Se as altas taxas de desflorestação, degradação do solo e queimadas registadas nos últimos anos forem mantidas, a maior floresta tropical do planeta poderá chegar a esse ponto de inflexão antes de 2050, perder até 70% de sua vegetação nativa e se tornar praticamente uma área deserta.
O alarme foi dado pelo Painel Científico da Amazónia (SPA, na sigla em inglês), formado por mais de 200 especialistas de todo o mundo, que apresentaram resultados de uma ampla avaliação sobre a floresta.
Segundo o cientista brasileiro Carlos Nobre, co-presidente da SPA, as áreas mais sensíveis para se chegar ao ponto sem retorno neste bioma estão localizadas ao sul da Amazónia, da Bolívia ao Oceano Atlântico, passando pelos estados brasileiros de Rondónia, Mato Grosso e Pará.
Conforme o cientista brasileiro explicou, esta é uma área de mais de dois milhões de quilómetros quadrados – quase um terço de toda a Amazónia e uma área equivalente ao tamanho do México – onde grandes partes da selva se tornaram uma fonte de emissões de dióxido de carbono (CO2) nos últimos 10 anos, ao contrário do que acontece na maior parte desse bioma, que funciona como sumidouro de carbono.
Isto porque, naquela região do ecossistema, o período de seca estendeu-se quase um mês nas últimas duas décadas, levando ao aumento da temperatura e consequente diminuição das chuvas.
Para o especialista em aquecimento global, as mudanças climáticas têm enfraquecido a floresta tropical, que está a perder a sua capacidade de reciclar água, aumentando incêndios e matando a vegetação típica de clima húmido, processo que se não for interrompido pode se transformar numa “catástrofe”.
“A floresta armazena, abaixo e acima do solo, entre 150.000 e 200.000 milhões de toneladas de carbono. Se o ponto de inflexão for ultrapassado, e isso pode ocorrer entre 20 ou 30 anos, é provável que entre 60% e 70% da floresta se torne um ecossistema degradado”, alertou Nobre.
A bacia amazónica e o seu bioma ocupam o norte da América do Sul e estendem-se por oito países (Brasil, Colômbia, Bolívia, Equador, Peru, Venezuela, Guiana e Suriname).
A devastação da selva, aliada às alterações climáticas, colocou em causa esse ecossistema, que abriga 10% da flora e da fauna mundial e desempenha um papel fundamental na regulação do clima e abriga cerca de 47 milhões de pessoas, entre elas 2,2 milhões de indígenas.

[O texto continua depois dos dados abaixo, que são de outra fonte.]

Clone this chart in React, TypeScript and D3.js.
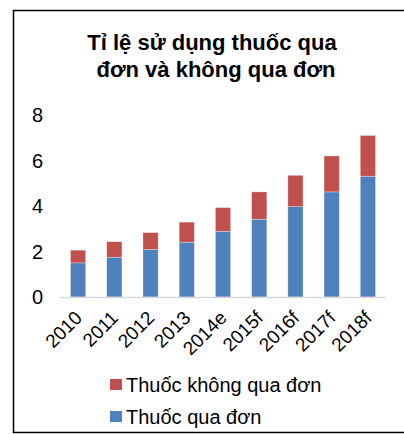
import React from 'react';
import * as d3 from 'd3';

const categories = ['2010', '2011', '2012', '2013', '2014e', '2015f', '2016f', '2017f', '2018f'];
const prescription = [1.5, 1.75, 2.09, 2.41, 2.89, 3.42, 3.97, 4.62, 5.31];
const otc = [0.56, 0.68, 0.74, 0.88, 1.04, 1.2, 1.38, 1.58, 1.79];
const yTicks = [0, 2, 4, 6, 8];
const seriesNames = ['Thuốc qua đơn', 'Thuốc không qua đơn'];
const colors = ['#4F81BD', '#C0504D'];

export default function App() {
  const width = 404;
  const height = 434;
  const margin = { top: 115, right: 18, bottom: 137, left: 60 };

  const x = d3.scaleBand()
    .domain(categories)
    .range([margin.left, width - margin.right])
    .paddingInner(0.58)
    .paddingOuter(0.29);

  const y = d3.scaleLinear()
    .domain([0, 8])
    .range([height - margin.bottom, margin.top]);

  const rows = categories.map((c, i) => ({ cat: c, a: prescription[i], b: otc[i] }));
  const stacked = d3.stack<any>().keys(['a', 'b'])(rows);

  const font = 'Liberation Sans, Arial, sans-serif';

  return (
    <svg width={width} height={height} style={{ position: 'absolute', left: 0, top: 0 }} fontFamily={font}>
      <rect x={0} y={0} width={width} height={height} fill="#fff" />
      {/* frame */}
      <rect x={13.5} y={10.5} width={420} height={422} fill="none" stroke="#000" strokeWidth={1.5} />

      <text x={212} y={50} textAnchor="middle" fontSize={22} fontWeight="bold">Tỉ lệ sử dụng thuốc qua</text>
      <text x={216} y={77} textAnchor="middle" fontSize={22} fontWeight="bold">đơn và không qua đơn</text>

      {yTicks.map(t => (
        <text key={t} x={43} y={y(t)} dy="0.36em" textAnchor="end" fontSize={20}>{t}</text>
      ))}

      {stacked.map((s, si) => (
        <g key={si} fill={colors[si]}>
          {s.map((d, i) => (
            <rect key={i}
              x={x(categories[i])}
              y={y(d[1])}
              width={x.bandwidth()}
              height={y(d[0]) - y(d[1])}
              stroke="#fff" strokeOpacity={0.5} strokeWidth={0.6} />
          ))}
        </g>
      ))}

      <line x1={margin.left} x2={width - margin.right} y1={y(0) + 0.5} y2={y(0) + 0.5} stroke="#D9D9D9" strokeWidth={1.5} />

      {categories.map(c => {
        const cx = (x(c) as number) + x.bandwidth() / 2 + 5;
        const cy = y(0) + 22;
        return (
          <text key={c} x={cx} y={cy} textAnchor="end" fontSize={19}
            transform={`rotate(-45 ${cx} ${cy})`}>{c}</text>
        );
      })}

      {[1, 0].map((si, k) => (
        <g key={si} transform={`translate(110, ${385 + k * 32})`}>
          <rect x={0} y={-6} width={12} height={11} fill={colors[si]} />
          <text x={16} y={0} dy="0.36em" fontSize={20}>{seriesNames[si]}</text>
        </g>
      ))}
    </svg>
  );
}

Para os especialistas que estão na 26.ª Conferência das Nações Unidas sobre Alterações Climáticas (COP26), em Glasgow, na Escócia, é imprescindível agir agora para deter imediatamente a devastação da floresta, estabelecer a meta de desflorestação zero até 2030 e implementar políticas eficazes de controlo dos crimes ambientais que fomentam esse problema, como o comércio ilícito de madeira e mineração ilegal.
É urgente também estimular o desenvolvimento desse ecossistema através da promoção de ações de bioeconomia, como a exploração sustentável de frutas e plantas medicinais típicas da Amazónia que mantêm o bioma e das quais participam as comunidades que habitam a região.
A COP26 decorre seis anos após o Acordo de Paris, que estabeleceu como meta limitar o aumento da temperatura média global do planeta a entre 1,5 e 2 graus celsius acima dos valores da época pré-industrial.
Apesar dos compromissos assumidos, as concentrações de gases com efeito de estufa atingiram níveis recorde em 2020, mesmo com a desaceleração económica provocada pela pandemia de covid-19, segundo a ONU, que estima que, ao atual ritmo de emissões, as temperaturas serão no final do século superiores em 2,7ºC.